- _Aim of the exercise_:
Skip the pictures. Reproduce all other material exactly.

- _Information provided_:
Start

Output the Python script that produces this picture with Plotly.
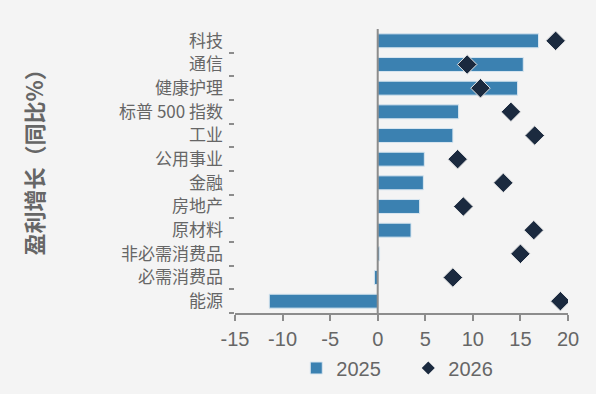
import plotly.graph_objects as go

categories = ["科技", "通信", "健康护理", "标普 500 指数", "工业", "公用事业", "金融",
              "房地产", "原材料", "非必需消费品", "必需消费品", "能源"]
values_2025 = [16.9, 15.3, 14.7, 8.5, 7.9, 4.9, 4.8, 4.4, 3.5, 0.2, -0.35, -11.4]
values_2026 = [18.7, 9.4, 10.8, 14.0, 16.5, 8.4, 13.2, 9.0, 16.4, 15.0, 7.9, 19.2]
x_tickvals = [-15, -10, -5, 0, 5, 10, 15, 20]
x_ticktext = ["-15", "-10", "-5", "0", "5", "10", "15", "20"]

FONT = "Liberation Sans, Arial, Noto Sans CJK SC, sans-serif"
CJK = "Noto Sans CJK SC, Liberation Sans, sans-serif"
GRAY = "#666666"
AXIS = "#8c8c8c"
DIAMOND = "#1b2a3f"

fig = go.Figure()
fig.add_trace(go.Bar(
    y=categories, x=values_2025, orientation="h", name="2025",
    marker=dict(color="#3b81b1", line=dict(color="#d8e6f0", width=1)),
))
fig.add_trace(go.Scatter(
    y=categories, x=values_2026, mode="markers", name="2026", showlegend=False,
    marker=dict(symbol="diamond", size=15, color=DIAMOND,
                line=dict(color="#e8e8e8", width=1)),
))
# legend proxy with a smaller diamond
fig.add_trace(go.Scatter(
    y=[None], x=[None], mode="markers", name="2026",
    marker=dict(symbol="diamond", size=10, color=DIAMOND),
))

fig.update_layout(
    width=596, height=394,
    paper_bgcolor="#f4f4f4", plot_bgcolor="#f4f4f4",
    margin=dict(l=235, r=28, t=29, b=81, autoexpand=False),
    font=dict(family=FONT, color=GRAY, size=16),
    bargap=0.41,
    showlegend=True,
    legend=dict(orientation="h", x=0.184, xanchor="left",
                yref="container", y=0.066, yanchor="middle",
                font=dict(size=20, color=GRAY), entrywidth=67,
                bgcolor="rgba(0,0,0,0)", itemwidth=30, tracegroupgap=0),
    xaxis=dict(range=[-15, 20], tickvals=x_tickvals, ticktext=x_ticktext,
               showgrid=False, zeroline=False, showline=True, linecolor=AXIS,
               linewidth=2, ticks="outside", ticklen=6, tickcolor=AXIS, tickwidth=2,
               ticklabelstandoff=1, automargin=False,
               tickfont=dict(size=20, color=GRAY)),
    yaxis=dict(categoryorder="array", categoryarray=categories[::-1],
               range=[-0.5, len(categories) - 0.5],
               tickmode="array", tickvals=categories, ticktext=categories,
               showgrid=False, zeroline=False, showline=False,
               ticks="outside", ticklen=5, tickcolor=AXIS, tickwidth=2,
               tickson="boundaries", ticklabelstandoff=11, automargin=False,
               tickfont=dict(size=17, color=GRAY, family=CJK)),
    shapes=[dict(type="line", xref="x", yref="paper", x0=0, x1=0, y0=0, y1=1,
                 line=dict(color=AXIS, width=2))],
    annotations=[dict(text="<b>盈利增长（同比%）</b>", xref="paper", yref="paper",
                      x=-0.607, y=0.551, xanchor="center", yanchor="middle",
                      textangle=-90, showarrow=False,
                      font=dict(size=22, color=GRAY, family=CJK))],
)

fig.write_html("out.html", config={"displayModeBar": False},
               post_script="document.body.style.margin='0';")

End

- _Exercise output_:
Output the Python script that produces this picture with Plotly.
import plotly.graph_objects as go

categories = ["科技", "通信", "健康护理", "标普 500 指数", "工业", "公用事业", "金融",
              "房地产", "原材料", "非必需消费品", "必需消费品", "能源"]
values_2025 = [16.9, 15.3, 14.7, 8.5, 7.9, 4.9, 4.8, 4.4, 3.5, 0.2, -0.35, -11.4]
values_2026 = [18.7, 9.4, 10.8, 14.0, 16.5, 8.4, 13.2, 9.0, 16.4, 15.0, 7.9, 19.2]
x_tickvals = [-15, -10, -5, 0, 5, 10, 15, 20]
x_ticktext = ["-15", "-10", "-5", "0", "5", "10", "15", "20"]

FONT = "Liberation Sans, Arial, Noto Sans CJK SC, sans-serif"
CJK = "Noto Sans CJK SC, Liberation Sans, sans-serif"
GRAY = "#666666"
AXIS = "#8c8c8c"
DIAMOND = "#1b2a3f"

fig = go.Figure()
fig.add_trace(go.Bar(
    y=categories, x=values_2025, orientation="h", name="2025",
    marker=dict(color="#3b81b1", line=dict(color="#d8e6f0", width=1)),
))
fig.add_trace(go.Scatter(
    y=categories, x=values_2026, mode="markers", name="2026", showlegend=False,
    marker=dict(symbol="diamond", size=15, color=DIAMOND,
                line=dict(color="#e8e8e8", width=1)),
))
# legend proxy with a smaller diamond
fig.add_trace(go.Scatter(
    y=[None], x=[None], mode="markers", name="2026",
    marker=dict(symbol="diamond", size=10, color=DIAMOND),
))

fig.update_layout(
    width=596, height=394,
    paper_bgcolor="#f4f4f4", plot_bgcolor="#f4f4f4",
    margin=dict(l=235, r=28, t=29, b=81, autoexpand=False),
    font=dict(family=FONT, color=GRAY, size=16),
    bargap=0.41,
    showlegend=True,
    legend=dict(orientation="h", x=0.184, xanchor="left",
                yref="container", y=0.066, yanchor="middle",
                font=dict(size=20, color=GRAY), entrywidth=67,
                bgcolor="rgba(0,0,0,0)", itemwidth=30, tracegroupgap=0),
    xaxis=dict(range=[-15, 20], tickvals=x_tickvals, ticktext=x_ticktext,
               showgrid=False, zeroline=False, showline=True, linecolor=AXIS,
               linewidth=2, ticks="outside", ticklen=6, tickcolor=AXIS, tickwidth=2,
               ticklabelstandoff=1, automargin=False,
               tickfont=dict(size=20, color=GRAY)),
    yaxis=dict(categoryorder="array", categoryarray=categories[::-1],
               range=[-0.5, len(categories) - 0.5],
               tickmode="array", tickvals=categories, ticktext=categories,
               showgrid=False, zeroline=False, showline=False,
               ticks="outside", ticklen=5, tickcolor=AXIS, tickwidth=2,
               tickson="boundaries", ticklabelstandoff=11, automargin=False,
               tickfont=dict(size=17, color=GRAY, family=CJK)),
    shapes=[dict(type="line", xref="x", yref="paper", x0=0, x1=0, y0=0, y1=1,
                 line=dict(color=AXIS, width=2))],
    annotations=[dict(text="<b>盈利增长（同比%）</b>", xref="paper", yref="paper",
                      x=-0.607, y=0.551, xanchor="center", yanchor="middle",
                      textangle=-90, showarrow=False,
                      font=dict(size=22, color=GRAY, family=CJK))],
)

fig.write_html("out.html", config={"displayModeBar": False},
               post_script="document.body.style.margin='0';")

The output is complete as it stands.